Both Cache-Control’s max-age value and Expires expiration time stamp can be transformed to the other:
The max-age directive takes priority over Expires, so if max-age is present in a response, the calculation is simply:
freshness_lifetime = max_age_value
Otherwise, if Expires is present in the response, the calculation is:
freshness_lifetime = expires_value - date_value
But if both are present, Cache-Control’s max-age is preferred over Expires:
If a response includes both an Expires header and a max-age directive, the max-age directive overrides the Expires header, even if the Expires header is more restrictive. This rule allows an origin server to provide, for a given response, a longer expiration time to an HTTP/1.1 (or later) cache than to an HTTP/1.0 cache. This might be useful if certain HTTP/1.0 caches improperly calculate ages or expiration times, perhaps due to desynchronized clocks.

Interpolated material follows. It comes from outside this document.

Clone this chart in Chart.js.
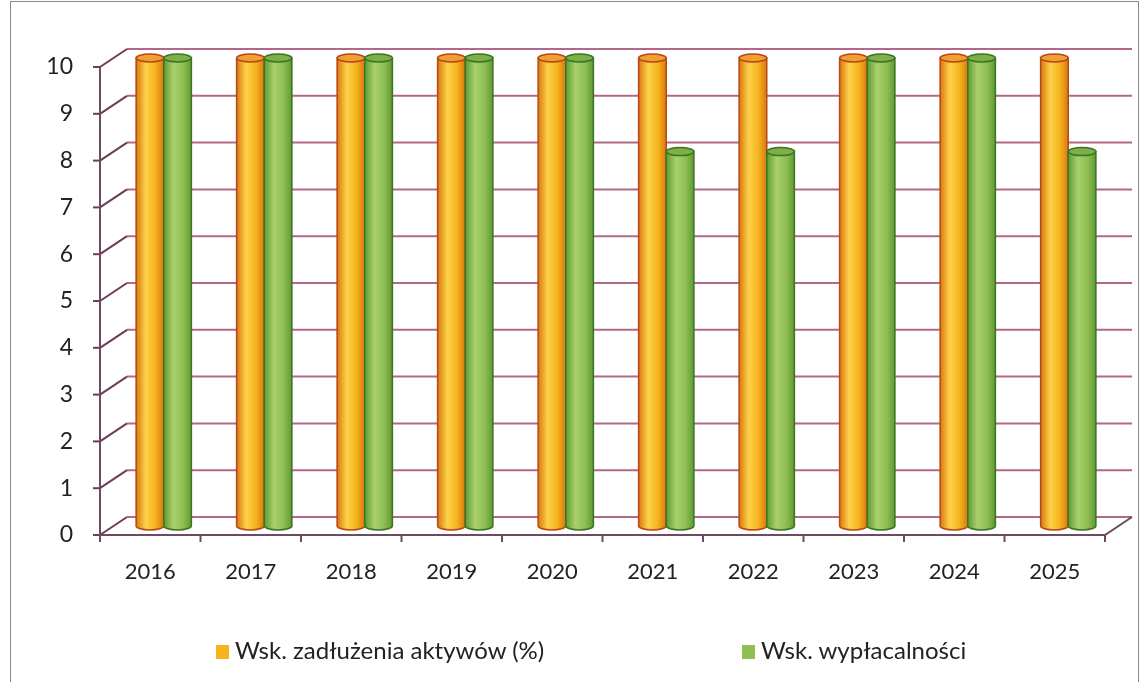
<!DOCTYPE html>
<html>
<head>
<meta charset="utf-8">
<script src="https://cdn.jsdelivr.net/npm/chart.js@4"></script>
<style>
    body { margin: 0; background: #fff; }
    #wrap { position: relative; width: 1141px; height: 682px; }
    #frame { position: absolute; left: 10px; top: 1px; width: 1127px; height: 700px; border: 1px solid #8a8a8a; }
    .legend-item { position: absolute; top: 635px; font: 24px Lato, sans-serif; color: #222; white-space: nowrap; }
    .legend-item span { display: inline-block; width: 13px; height: 14px; margin-right: 6px; vertical-align: 0px; }
</style>
</head>
<body>
<div id="wrap">
    <div id="frame"></div>
    <canvas id="chart" width="1141" height="682"></canvas>
    <div class="legend-item" style="left:216px"><span style="background:#f5b41c"></span>Wsk. zadłużenia aktywów (%)</div>
    <div class="legend-item" style="left:742px"><span style="background:#8fbf52"></span>Wsk. wypłacalności</div>
</div>
<script>
const years = ['2016', '2017', '2018', '2019', '2020', '2021', '2022', '2023', '2024', '2025'];
const debtRatio = [10, 10, 10, 10, 10, 10, 10, 10, 10, 10];
const solvency = [10, 10, 10, 10, 10, 8, 8, 10, 10, 8];
const yMax = 10;
const yStep = 1;

// depth of the fake 3d box
const DX = 27, DY = 18;

const barLooks = [
    { body: '#f5b41c', light: '#fdd24a', dark: '#d9780f', edge: '#b8461a', top: '#f0a030' },
    { body: '#8fbf52', light: '#a9d06c', dark: '#5f9a32', edge: '#3b7424', top: '#7fb048' }
];

const box3d = {
    id: 'box3d',
    beforeDatasetsDraw(chart) {
        const ctx = chart.ctx;
        const a = chart.chartArea;
        const y = chart.scales.y;
        const y0 = y.getPixelForValue(0);
        ctx.save();
        ctx.lineWidth = 2;
        y.ticks.forEach(t => {
            const py = y.getPixelForValue(t.value);
            // back wall line
            ctx.strokeStyle = '#b2678c';
            ctx.beginPath();
            ctx.moveTo(a.left + DX, py - DY);
            ctx.lineTo(a.right + DX, py - DY);
            ctx.stroke();
            // side wall diagonal
            ctx.strokeStyle = '#6e3c56';
            ctx.beginPath();
            ctx.moveTo(a.left, py);
            ctx.lineTo(a.left + DX, py - DY);
            ctx.stroke();
            // little tick on the left
            ctx.beginPath();
            ctx.moveTo(a.left - 7, py);
            ctx.lineTo(a.left, py);
            ctx.stroke();
        });
        // front axes and floor
        ctx.strokeStyle = '#6e4a5e';
        ctx.beginPath();
        ctx.moveTo(a.left, y.getPixelForValue(yMax));
        ctx.lineTo(a.left, y0);
        ctx.lineTo(a.right, y0);
        ctx.lineTo(a.right + DX, y0 - DY);
        ctx.stroke();
        for (let i = 0; i <= years.length; i++) {
            const px = a.left + (a.right - a.left) * i / years.length;
            ctx.beginPath();
            ctx.moveTo(px, y0);
            ctx.lineTo(px, y0 + 7);
            ctx.stroke();
        }
        ctx.restore();
        // bars sit half way into the box
        ctx.save();
        ctx.translate(DX / 2, -DY / 2);
    },
    afterDatasetsDraw(chart) {
        const ctx = chart.ctx;
        chart.data.datasets.forEach((ds, di) => {
            const look = barLooks[di];
            chart.getDatasetMeta(di).data.forEach(bar => {
                const l = bar.x - bar.width / 2;
                const r = bar.x + bar.width / 2;
                const g = ctx.createLinearGradient(l, 0, r, 0);
                g.addColorStop(0, look.dark);
                g.addColorStop(0.35, look.light);
                g.addColorStop(0.7, look.body);
                g.addColorStop(1, look.dark);
                const rx = bar.width / 2, ry = 4;
                // body with rounded bottom
                ctx.beginPath();
                ctx.moveTo(l, bar.y);
                ctx.lineTo(l, bar.base);
                ctx.ellipse(bar.x, bar.base, rx, ry, 0, Math.PI, 0, true);
                ctx.lineTo(r, bar.y);
                ctx.closePath();
                ctx.fillStyle = g;
                ctx.fill();
                ctx.lineWidth = 1.5;
                ctx.strokeStyle = look.edge;
                ctx.stroke();
                // top cap
                ctx.beginPath();
                ctx.ellipse(bar.x, bar.y, rx, ry, 0, 0, Math.PI * 2);
                ctx.fillStyle = look.top;
                ctx.fill();
                ctx.stroke();
            });
        });
        ctx.restore();
    }
};

new Chart(document.getElementById('chart'), {
    type: 'bar',
    data: {
        labels: years,
        datasets: [
            { label: 'Wsk. zadłużenia aktywów (%)', data: debtRatio, backgroundColor: barLooks[0].body, clip: false },
            { label: 'Wsk. wypłacalności', data: solvency, backgroundColor: barLooks[1].body, clip: false }
        ]
    },
    options: {
        responsive: false,
        animation: false,
        layout: { padding: { left: 10, right: 36, top: 67, bottom: 0 } },
        datasets: { bar: { categoryPercentage: 0.55, barPercentage: 1.0 } },
        plugins: {
            legend: { display: false },
            tooltip: { enabled: false }
        },
        scales: {
            x: {
                grid: { display: false },
                border: { display: false },
                ticks: { padding: 16, color: '#222', font: { family: 'Lato', size: 22 } },
                afterFit(axis) { axis.height = 682 - 535; }
            },
            y: {
                min: 0,
                max: yMax,
                grid: { display: false },
                border: { display: false },
                ticks: { stepSize: yStep, padding: 19, color: '#222', font: { family: 'Lato', size: 23 } },
                afterFit(axis) { axis.width = 90; }
            }
        }
    },
    plugins: [box3d]
});
</script>
</body>
</html>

In opposite to setting these HTTP caching control header fields manually, mod_expires ExpiresDefault
directive allows an easy setup for HTTP caching. The freshness lifetime can either be described with an absolute value or with a relative value, either relative to the response time (i.e. access
/now
) or relative to the modification time of the requested file (i.e. modification
). It uses both Cache-Control and Expires.
In this case the third directive sets the default freshness lifetime to be 10 years from the time of response on.
I would use mod_expires for HTTP cache control instead of doing it manually with Header
. It is far more convenient, allows both relative and absolute freshness times and uses both Cache-Control and Expires.